Custom Millwork in Aspen, Colorado: What Mountain Homes Demand

A guide to custom millwork for Aspen mountain homes and the conditions that shape it.

Custom Millwork in Aspen, Colorado: What Mountain Homes Demand

Custom millwork in Aspen answers to a specific climate and a specific clientele. High altitude, dry winters, and demanding architecture all shape how cabinetry, paneling, and joinery should be built. This guide covers what sets mountain millwork apart and how to approach a project there.

The climate dictates the build

Aspen sits near 8,000 feet, where the air is thin and dry for much of the year. Indoor relative humidity in winter often drops well below the range solid wood prefers. Wood that was milled and acclimated at sea level will lose moisture, shrink, and check once installed.

Sound millwork for the region accounts for this from the start:

- Wood acclimated to local conditions before fabrication - Joinery detailed to allow seasonal movement - Panel construction that floats rather than glues across the grain - Finishes that slow moisture exchange without sealing the wood rigidly

Skipping acclimation is the most common cause of cracked panels and sticking doors in mountain homes.

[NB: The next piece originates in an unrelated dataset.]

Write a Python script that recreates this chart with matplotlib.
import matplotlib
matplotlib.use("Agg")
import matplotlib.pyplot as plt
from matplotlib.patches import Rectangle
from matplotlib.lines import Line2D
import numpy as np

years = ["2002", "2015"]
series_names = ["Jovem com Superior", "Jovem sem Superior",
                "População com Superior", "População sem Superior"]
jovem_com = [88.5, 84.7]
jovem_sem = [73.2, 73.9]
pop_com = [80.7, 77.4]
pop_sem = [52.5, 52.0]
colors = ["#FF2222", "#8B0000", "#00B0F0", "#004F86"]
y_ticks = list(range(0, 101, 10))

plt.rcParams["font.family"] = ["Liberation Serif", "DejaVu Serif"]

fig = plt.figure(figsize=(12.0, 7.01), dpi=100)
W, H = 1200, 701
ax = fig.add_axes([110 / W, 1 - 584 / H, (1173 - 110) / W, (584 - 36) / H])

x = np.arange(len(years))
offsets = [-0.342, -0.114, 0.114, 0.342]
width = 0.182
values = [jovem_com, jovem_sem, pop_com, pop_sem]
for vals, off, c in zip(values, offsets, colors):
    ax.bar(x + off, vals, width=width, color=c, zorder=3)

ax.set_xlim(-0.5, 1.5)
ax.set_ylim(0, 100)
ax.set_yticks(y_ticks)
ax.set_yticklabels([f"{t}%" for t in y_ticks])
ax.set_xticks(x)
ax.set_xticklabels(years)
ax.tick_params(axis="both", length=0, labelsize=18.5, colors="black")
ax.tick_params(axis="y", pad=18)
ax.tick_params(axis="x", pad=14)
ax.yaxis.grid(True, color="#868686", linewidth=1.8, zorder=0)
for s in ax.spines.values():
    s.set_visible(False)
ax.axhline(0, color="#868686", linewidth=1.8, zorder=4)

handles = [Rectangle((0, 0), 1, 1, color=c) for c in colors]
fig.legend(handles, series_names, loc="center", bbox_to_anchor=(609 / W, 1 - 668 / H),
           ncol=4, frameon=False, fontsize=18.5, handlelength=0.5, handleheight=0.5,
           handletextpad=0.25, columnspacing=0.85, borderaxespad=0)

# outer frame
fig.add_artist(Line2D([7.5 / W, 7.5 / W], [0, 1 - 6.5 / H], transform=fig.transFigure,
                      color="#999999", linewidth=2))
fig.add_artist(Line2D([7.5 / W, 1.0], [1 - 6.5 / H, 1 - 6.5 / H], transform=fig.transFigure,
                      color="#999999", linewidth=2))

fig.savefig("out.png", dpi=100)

Species that suit the setting

Aspen interiors lean toward materials that read as both refined and rooted in place. White oak, walnut, and rift-cut species appear often in contemporary mountain work, while reclaimed and character-grade woods suit the lodge vocabulary.

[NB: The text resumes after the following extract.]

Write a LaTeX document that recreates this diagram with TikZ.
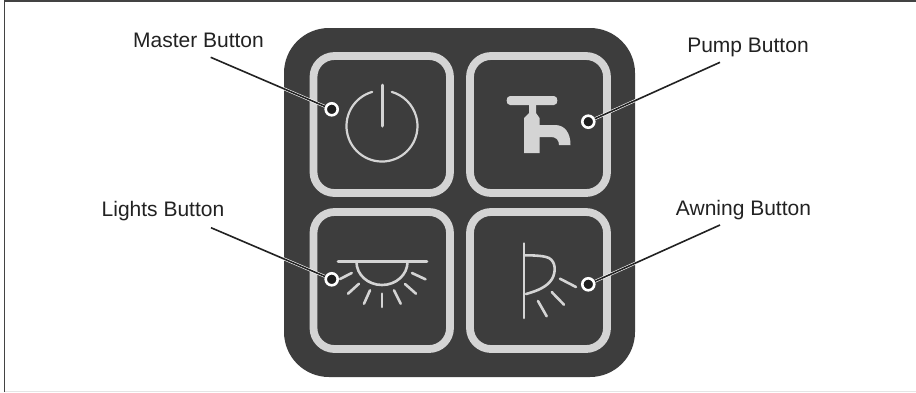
\documentclass[tikz,border=0pt]{standalone}
\usepackage{fontspec}
\setmainfont{Liberation Sans}
\definecolor{panel}{HTML}{3D3D3D}
\definecolor{rim}{HTML}{D4D4D4}
\definecolor{ink}{HTML}{222222}
\begin{document}
\begin{tikzpicture}[x=1pt,y=-1pt,
  lbl/.style={font=\fontsize{21}{24}\selectfont,text=ink,inner sep=0pt,anchor=center},
  btn/.style={draw=rim,line width=7.8pt,fill=panel,rounded corners=21pt},
  sym/.style={draw=rim,line width=2.6pt,line cap=round},
  halo/.style={draw=white,line width=2.8pt,yshift=-1pt},
  lead/.style={draw=ink,line width=1.6pt},
  dot/.style={circle,draw=white,fill=ink!90!black,line width=2.6pt,minimum size=12pt,inner sep=0pt}]
\useasboundingbox (0,0) rectangle (916,392);
\fill[white] (0,0) rectangle (916,392);
\draw[draw=ink!85,line width=1.2pt] (4.5,392) -- (4.5,1) -- (916,1);
\draw[draw=black!10,line width=1pt] (5,391) -- (916,391);
% panel
\fill[panel,rounded corners=45pt] (284,28) rectangle (635,377);
% buttons
\draw[btn] (313.5,56) rectangle (450,193);
\draw[btn] (470,56) rectangle (607,193);
\draw[btn] (313.5,212) rectangle (450,349);
\draw[btn] (470,212) rectangle (607,349);
% power
\draw[rim,line width=2.2pt,line cap=round] (372.2,91.9) arc[start angle=-106,end angle=-434,radius=35.5];
\draw[rim,line width=3pt,line cap=round] (382,85) -- (382,126);
% tap
\fill[rim] (510,96) -- (554,96) .. controls (558.5,96) and (558.5,105) .. (554,105) -- (510,105) .. controls (505.5,105) and (505.5,96) .. (510,96) -- cycle;
\fill[rim] (529,104) -- (536,104) -- (536,113) -- (539.5,118) -- (539.5,125) -- (555,125) .. controls (565,125) and (570.5,133) .. (570.5,145) -- (559,145) .. controls (559,140) and (556,137) .. (551,137) -- (539.5,137) -- (539.5,153) -- (524,153) -- (524,118) -- (529,113) -- cycle;
% lights
\draw[sym] (338,261.3) -- (427,261.3);
\draw[sym] (356.5,262) arc[start angle=180,end angle=0,x radius=25.5,y radius=23];
\draw[sym] (351.7,273) -- (340,279);
\draw[sym] (359,283.7) -- (348,293.7);
\draw[sym] (370,290.3) -- (364,303.7);
\draw[sym] (382,293.7) -- (382,307);
\draw[sym] (394,290.3) -- (400.7,303.7);
\draw[sym] (405,284) -- (416,293.7);
\draw[sym] (412,273) -- (425.5,279.3);
% awning
\draw[sym] (524,243.5) -- (524,318);
\draw[sym] (525,255.3) .. controls (536,255.3) and (545,256) .. (549,258) .. controls (556,262) and (556,272) .. (552,279) .. controls (547,287) and (537,291) .. (526,294);
\draw[sym] (560,278.7) -- (576,287);
\draw[sym] (551.7,292) -- (564,304.7);
\draw[sym] (538,301) -- (546.7,316.3);
% labels
\node[lbl] (m) at (198.5,40) {Master Button};
\node[lbl] (p) at (748,47) {Pump Button};
\node[lbl] (l) at (163,211.5) {Lights Button};
\node[lbl] (a) at (743.5,210) {Awning Button};
\coordinate (ms) at (210.7,57.3);
\coordinate (ps) at (720,62.3);
\coordinate (ls) at (211,227.7);
\coordinate (as) at (720,225);
\node[dot] (md) at (331.7,109.3) {};
\node[dot] (pd) at (588.3,121.7) {};
\node[dot] (ld) at (331.7,279.3) {};
\node[dot] (ad) at (588.3,284.3) {};
\foreach \s/\e in {ms/md,ps/pd,ls/ld,as/ad}{
  \draw[halo] (\s) -- (\e);
  \draw[lead] (\s) -- (\e);
}
\end{tikzpicture}
\end{document}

The choice is partly aesthetic and partly practical: more dimensionally stable species and cuts, such as rift and quarter-sawn oak, move less across seasons, which matters more at altitude than at sea level.

Finishes for dry air and bright light

Mountain light is intense, and dry interiors stress finishes. Matte and natural finishes hide the micro-movement of solid wood better than high-gloss films, which telegraph every seasonal shift. Hardwax oils renew easily and keep a hand-made quality, while catalyzed finishes give kitchens and baths the durability they need.

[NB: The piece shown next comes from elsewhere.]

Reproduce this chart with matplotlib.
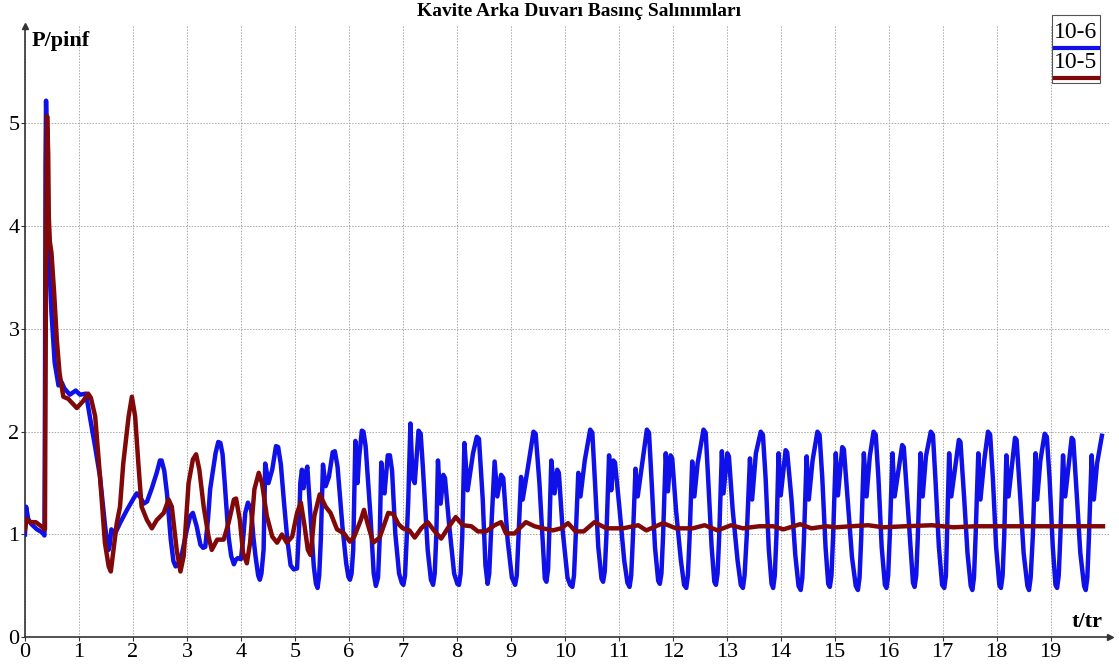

UV exposure is also higher at altitude, so finishes and species should be chosen with fading in mind, particularly near the large glazing common in Aspen architecture.

Working with a trade fabricator

Many Aspen projects are run by design-build firms and architects who coordinate with specialized millwork shops rather than local cabinet vendors. This trade model lets a firm deliver fully bespoke joinery while a fabricator handles drawings, samples, and production.

Vertical Custom Supply works in exactly this lane, supplying luxury millwork to firms building in demanding environments, with the acclimation and detailing such projects require.

Planning around the season

Aspen's building calendar is compressed. Snow, road access, and a short high season all push schedules. Order millwork early, confirm lead times in writing, and sequence delivery to the site program. Custom work cannot be rushed without cost to quality, so the schedule should respect fabrication and acclimation time rather than fight it.

The takeaway

Custom millwork in Aspen succeeds when it respects altitude and dry air: acclimated wood, stable species and cuts, finishes built for bright light and seasonal movement, and a fabrication partner who understands mountain conditions. Plan early, detail for movement, and the work will hold up as well as it looks.